Friday, September 20, 2013

"Stone" as a Modern-Day Biblical Story



I admit to the following interpretation as more free associative, perhaps imaginative, too, than systematic or deliberate.  I found "Stone" to be a brilliant, compelling film, but its poor showing in the box office suggests I am one of relatively few movie goers who loved it.

Ready?

"Stone" is a modern-day Biblical story.  Jack and Madylyn are the young couple we see at the outset, living an intolerably staid, oppressive life, at least far as Madylyn finds it to be.  They are Adam and Eve.

A snake tempts the couple into eating the forbidden fruit.  In the film, Lucetta offers Jack a hard-boiled egg, and he picks it up hesitantly and nibbles at only part of it.  She persuades him into eating the whole thing, a foreshadow of the seduction she entraps him with.

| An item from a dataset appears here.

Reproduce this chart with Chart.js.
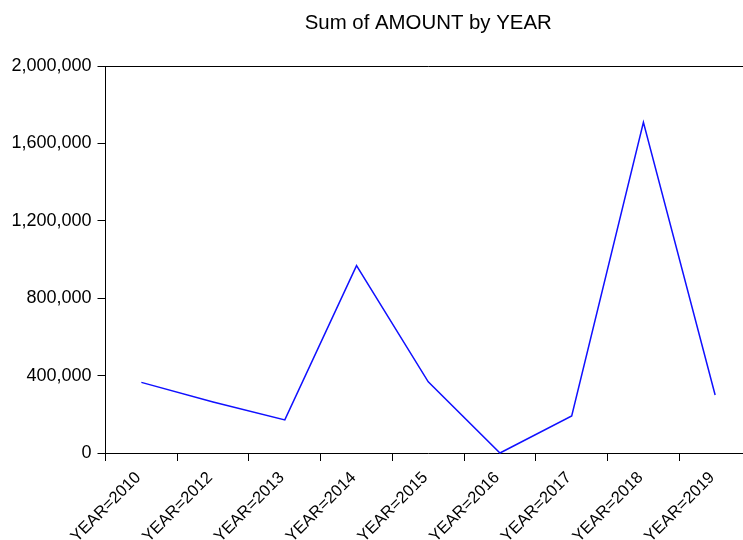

The snake is the Devil, of course, and perhaps it is no accident that the name Lucetta is a takeoff on Lucifer.

Which brings us to Stone, the prisoner working diligently for his release.  He is Jesus.  Stone is the titular figure, and that in itself may be telling.  Writer Angus MacLachlan situates him at the center of a decidedly religious story.

Stone discovers a pamphlet on Zukangor at the prison library, and he learns about the belief that some sort of sound accompanied the realization of a spiritual truth.  As the film progresses, we see him transform from a purely foul-mouthed, confident prisoner, to a more troubled, hesitant man who definitely hears that sound amid the din of prison life.  Perhaps, then, Stone is the messiah.

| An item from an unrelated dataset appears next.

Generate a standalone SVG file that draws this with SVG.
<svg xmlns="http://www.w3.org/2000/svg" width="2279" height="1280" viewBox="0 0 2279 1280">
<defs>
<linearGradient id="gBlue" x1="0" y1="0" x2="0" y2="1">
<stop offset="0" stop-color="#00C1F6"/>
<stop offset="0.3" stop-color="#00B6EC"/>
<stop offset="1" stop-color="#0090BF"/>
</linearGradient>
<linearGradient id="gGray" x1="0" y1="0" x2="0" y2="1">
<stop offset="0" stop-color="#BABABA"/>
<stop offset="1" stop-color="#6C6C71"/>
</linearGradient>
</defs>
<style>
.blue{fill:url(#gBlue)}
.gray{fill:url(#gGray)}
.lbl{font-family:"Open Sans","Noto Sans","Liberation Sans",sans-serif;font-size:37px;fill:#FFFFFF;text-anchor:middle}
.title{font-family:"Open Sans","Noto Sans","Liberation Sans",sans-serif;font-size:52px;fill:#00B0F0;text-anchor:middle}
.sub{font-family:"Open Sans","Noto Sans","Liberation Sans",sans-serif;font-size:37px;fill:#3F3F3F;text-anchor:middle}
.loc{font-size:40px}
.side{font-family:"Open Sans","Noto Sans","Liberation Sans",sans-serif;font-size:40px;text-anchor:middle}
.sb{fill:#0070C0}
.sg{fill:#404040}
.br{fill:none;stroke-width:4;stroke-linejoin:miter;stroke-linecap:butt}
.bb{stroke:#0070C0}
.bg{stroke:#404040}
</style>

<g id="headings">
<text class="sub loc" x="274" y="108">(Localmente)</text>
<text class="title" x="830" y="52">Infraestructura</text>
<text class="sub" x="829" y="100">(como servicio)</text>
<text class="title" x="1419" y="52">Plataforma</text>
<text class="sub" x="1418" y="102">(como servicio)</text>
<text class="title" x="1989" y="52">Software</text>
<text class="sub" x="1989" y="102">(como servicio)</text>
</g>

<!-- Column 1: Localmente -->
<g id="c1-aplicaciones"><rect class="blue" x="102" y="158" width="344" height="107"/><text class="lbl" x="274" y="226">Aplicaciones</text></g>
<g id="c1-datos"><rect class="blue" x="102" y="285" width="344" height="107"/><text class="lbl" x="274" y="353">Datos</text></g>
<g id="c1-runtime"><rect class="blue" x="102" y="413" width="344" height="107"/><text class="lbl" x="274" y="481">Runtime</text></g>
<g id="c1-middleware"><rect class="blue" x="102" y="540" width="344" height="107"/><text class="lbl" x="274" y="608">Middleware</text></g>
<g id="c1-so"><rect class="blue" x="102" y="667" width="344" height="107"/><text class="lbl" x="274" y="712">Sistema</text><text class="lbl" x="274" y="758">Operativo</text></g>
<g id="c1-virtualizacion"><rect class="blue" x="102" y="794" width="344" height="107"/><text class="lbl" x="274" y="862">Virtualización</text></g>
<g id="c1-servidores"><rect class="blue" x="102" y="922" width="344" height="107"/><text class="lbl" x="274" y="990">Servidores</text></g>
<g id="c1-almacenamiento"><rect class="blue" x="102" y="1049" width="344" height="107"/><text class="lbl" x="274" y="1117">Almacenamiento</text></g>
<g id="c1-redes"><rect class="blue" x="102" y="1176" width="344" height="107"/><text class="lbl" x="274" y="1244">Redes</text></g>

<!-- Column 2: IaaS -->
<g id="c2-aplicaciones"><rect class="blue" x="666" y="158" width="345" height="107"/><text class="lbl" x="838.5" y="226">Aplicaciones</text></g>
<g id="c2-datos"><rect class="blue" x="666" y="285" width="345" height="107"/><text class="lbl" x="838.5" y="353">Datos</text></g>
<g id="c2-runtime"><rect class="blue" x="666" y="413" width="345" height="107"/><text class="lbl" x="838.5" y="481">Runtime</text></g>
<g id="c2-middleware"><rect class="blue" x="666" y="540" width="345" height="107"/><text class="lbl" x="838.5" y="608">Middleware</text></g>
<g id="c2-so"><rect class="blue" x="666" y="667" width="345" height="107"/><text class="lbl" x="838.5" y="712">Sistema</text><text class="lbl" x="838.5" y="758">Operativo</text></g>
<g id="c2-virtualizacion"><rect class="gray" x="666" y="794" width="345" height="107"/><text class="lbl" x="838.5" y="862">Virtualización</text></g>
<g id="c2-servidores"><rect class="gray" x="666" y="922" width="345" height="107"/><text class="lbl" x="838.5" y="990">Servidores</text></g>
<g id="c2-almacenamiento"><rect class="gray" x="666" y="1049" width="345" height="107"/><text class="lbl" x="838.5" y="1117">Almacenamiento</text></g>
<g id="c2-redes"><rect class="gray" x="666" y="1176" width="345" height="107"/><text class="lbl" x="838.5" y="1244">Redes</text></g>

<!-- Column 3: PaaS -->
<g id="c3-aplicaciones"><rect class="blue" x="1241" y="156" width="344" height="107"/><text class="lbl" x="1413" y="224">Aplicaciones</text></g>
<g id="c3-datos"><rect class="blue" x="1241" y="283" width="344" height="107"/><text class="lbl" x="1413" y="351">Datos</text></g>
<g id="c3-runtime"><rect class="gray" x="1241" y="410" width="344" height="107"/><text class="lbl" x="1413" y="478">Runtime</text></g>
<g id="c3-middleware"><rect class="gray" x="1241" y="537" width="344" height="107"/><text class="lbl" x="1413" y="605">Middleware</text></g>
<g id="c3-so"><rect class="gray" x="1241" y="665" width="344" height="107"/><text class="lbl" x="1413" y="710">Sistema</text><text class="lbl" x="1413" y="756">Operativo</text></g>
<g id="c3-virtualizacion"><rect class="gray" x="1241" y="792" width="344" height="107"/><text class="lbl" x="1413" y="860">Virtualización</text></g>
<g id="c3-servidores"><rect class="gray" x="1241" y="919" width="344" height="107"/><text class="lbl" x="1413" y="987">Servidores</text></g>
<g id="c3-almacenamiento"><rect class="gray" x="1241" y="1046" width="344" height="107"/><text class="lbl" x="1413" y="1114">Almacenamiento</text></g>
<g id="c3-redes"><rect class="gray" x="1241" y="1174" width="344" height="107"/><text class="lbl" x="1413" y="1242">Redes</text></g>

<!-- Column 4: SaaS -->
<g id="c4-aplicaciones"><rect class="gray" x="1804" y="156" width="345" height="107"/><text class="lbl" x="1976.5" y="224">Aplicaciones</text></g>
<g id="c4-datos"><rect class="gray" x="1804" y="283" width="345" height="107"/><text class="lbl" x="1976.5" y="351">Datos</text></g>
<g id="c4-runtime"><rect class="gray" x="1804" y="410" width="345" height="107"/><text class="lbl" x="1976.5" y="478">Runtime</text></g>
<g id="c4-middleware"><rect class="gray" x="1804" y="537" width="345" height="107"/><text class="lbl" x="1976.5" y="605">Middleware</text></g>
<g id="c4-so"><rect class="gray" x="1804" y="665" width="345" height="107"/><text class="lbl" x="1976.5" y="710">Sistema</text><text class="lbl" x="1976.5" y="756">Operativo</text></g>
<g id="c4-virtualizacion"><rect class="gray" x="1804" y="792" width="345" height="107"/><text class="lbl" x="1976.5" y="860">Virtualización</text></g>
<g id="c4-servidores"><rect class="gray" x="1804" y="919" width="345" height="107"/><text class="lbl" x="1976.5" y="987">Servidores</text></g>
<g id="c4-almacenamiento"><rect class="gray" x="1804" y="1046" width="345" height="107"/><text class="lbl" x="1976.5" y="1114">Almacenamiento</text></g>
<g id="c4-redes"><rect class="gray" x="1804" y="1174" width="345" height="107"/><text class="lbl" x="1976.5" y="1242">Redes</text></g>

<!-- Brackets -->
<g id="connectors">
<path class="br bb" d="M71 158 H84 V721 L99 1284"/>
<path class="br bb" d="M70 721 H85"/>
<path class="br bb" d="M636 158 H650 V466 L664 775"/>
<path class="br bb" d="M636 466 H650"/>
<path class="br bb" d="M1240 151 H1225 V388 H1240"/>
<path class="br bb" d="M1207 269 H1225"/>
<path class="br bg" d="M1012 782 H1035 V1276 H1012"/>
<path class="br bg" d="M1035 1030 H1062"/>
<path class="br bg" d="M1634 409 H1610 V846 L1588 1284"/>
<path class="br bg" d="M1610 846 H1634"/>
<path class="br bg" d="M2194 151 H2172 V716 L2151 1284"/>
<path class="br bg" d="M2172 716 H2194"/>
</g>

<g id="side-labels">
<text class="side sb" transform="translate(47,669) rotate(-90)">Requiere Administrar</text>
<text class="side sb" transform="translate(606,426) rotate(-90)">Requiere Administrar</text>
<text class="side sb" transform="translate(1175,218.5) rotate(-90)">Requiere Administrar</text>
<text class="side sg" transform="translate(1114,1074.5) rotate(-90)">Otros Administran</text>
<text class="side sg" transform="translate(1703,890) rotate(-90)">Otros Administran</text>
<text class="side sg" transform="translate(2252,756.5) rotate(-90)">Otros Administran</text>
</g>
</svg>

Zukangor must've been a change MacLachlan made from Eckankar, a religious movement that began in the 1960s in the US.  It derives from the Sanskrit Eka Omkāra, a name for God.

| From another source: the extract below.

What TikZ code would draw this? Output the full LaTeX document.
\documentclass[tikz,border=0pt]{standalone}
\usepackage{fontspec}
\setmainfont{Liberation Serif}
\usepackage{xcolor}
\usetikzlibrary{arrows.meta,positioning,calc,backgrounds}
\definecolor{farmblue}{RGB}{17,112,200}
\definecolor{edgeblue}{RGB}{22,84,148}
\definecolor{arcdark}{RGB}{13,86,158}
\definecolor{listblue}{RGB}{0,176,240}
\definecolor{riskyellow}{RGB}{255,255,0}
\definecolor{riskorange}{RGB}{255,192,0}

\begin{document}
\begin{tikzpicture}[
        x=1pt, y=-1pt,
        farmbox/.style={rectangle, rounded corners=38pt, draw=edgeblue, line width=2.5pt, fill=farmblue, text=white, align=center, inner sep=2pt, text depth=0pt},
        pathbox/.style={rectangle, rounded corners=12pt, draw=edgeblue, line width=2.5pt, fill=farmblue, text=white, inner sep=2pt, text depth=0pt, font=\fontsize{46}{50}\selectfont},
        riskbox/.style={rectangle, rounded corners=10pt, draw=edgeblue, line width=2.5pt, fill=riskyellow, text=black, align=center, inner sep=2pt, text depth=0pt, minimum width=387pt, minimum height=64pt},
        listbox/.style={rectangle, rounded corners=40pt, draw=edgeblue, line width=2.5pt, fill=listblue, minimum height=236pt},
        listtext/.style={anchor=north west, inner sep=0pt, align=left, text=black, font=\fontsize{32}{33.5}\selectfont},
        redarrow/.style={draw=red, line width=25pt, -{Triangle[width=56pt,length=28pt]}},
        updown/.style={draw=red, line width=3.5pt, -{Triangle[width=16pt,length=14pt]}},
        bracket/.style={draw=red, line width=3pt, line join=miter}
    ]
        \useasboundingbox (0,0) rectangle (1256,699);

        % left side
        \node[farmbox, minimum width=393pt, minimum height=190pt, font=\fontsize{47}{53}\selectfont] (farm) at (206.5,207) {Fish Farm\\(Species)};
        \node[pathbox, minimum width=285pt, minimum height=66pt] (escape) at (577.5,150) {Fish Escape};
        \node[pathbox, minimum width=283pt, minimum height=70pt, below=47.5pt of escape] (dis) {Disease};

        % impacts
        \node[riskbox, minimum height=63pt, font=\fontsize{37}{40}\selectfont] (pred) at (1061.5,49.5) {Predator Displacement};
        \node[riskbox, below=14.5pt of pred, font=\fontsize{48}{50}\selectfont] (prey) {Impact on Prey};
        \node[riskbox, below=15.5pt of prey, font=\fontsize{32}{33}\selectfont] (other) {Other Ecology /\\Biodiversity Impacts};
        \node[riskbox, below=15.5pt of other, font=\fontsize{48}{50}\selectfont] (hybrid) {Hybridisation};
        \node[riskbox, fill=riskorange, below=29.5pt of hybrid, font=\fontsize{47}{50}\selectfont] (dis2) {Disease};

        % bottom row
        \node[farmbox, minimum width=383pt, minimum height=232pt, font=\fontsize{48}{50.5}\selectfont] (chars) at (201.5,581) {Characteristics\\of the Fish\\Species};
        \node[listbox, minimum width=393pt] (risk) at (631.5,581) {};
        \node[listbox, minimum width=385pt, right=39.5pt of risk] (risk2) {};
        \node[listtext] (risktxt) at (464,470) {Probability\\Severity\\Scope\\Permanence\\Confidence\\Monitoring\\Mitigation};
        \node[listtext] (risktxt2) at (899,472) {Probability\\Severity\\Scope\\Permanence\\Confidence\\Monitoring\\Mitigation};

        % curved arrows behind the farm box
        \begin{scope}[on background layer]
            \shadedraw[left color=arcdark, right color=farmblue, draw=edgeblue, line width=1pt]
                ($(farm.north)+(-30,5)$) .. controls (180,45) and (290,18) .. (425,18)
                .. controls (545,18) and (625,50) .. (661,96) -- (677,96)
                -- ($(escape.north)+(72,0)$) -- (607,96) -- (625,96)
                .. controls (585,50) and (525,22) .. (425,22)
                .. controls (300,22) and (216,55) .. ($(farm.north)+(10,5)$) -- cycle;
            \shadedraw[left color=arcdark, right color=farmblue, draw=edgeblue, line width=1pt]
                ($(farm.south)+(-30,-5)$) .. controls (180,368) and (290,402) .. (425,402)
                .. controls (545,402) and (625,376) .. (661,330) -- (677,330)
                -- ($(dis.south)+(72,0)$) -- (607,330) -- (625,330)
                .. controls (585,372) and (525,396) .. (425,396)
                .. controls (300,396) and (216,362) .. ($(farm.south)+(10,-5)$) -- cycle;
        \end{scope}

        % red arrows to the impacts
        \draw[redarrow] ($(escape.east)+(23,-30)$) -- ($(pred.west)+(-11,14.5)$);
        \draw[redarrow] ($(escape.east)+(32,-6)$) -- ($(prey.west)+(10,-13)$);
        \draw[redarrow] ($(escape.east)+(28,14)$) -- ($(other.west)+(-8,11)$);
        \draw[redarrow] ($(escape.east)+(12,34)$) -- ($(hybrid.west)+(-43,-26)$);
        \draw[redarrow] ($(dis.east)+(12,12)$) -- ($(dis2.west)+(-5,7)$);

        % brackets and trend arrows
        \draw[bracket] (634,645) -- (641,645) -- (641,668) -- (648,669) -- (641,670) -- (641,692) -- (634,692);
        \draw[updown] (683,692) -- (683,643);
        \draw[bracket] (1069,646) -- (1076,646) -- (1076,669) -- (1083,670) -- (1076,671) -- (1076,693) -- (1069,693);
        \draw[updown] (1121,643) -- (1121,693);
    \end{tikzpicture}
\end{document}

Jesus is the Galilean preacher, whom Christians have generally painted as kindly, patient and holy.  But God made him an incarnation of Himself, that is, simply as a man among men and women.  But what if, with imaginative lenses, we saw him more like Stone?

Lucetta may also be Mary Magdalene, who was one of Jesus' closest followers.  Apparently Christian beliefs that she was formerly a prostitute are unfounded.  Lucifer and-or Mary Magdalene, Lucetta is definitely a sexualized figure in the film.

Moreover, Jack may also be Pontius Pilate, the Roman governor who holds Jesus' fate in his hands, just as Jack has official say in whether or not Stone should be released.  Jesus was arrested for blasphemy, that is, for giving the impression that he was the Messiah, Son of God.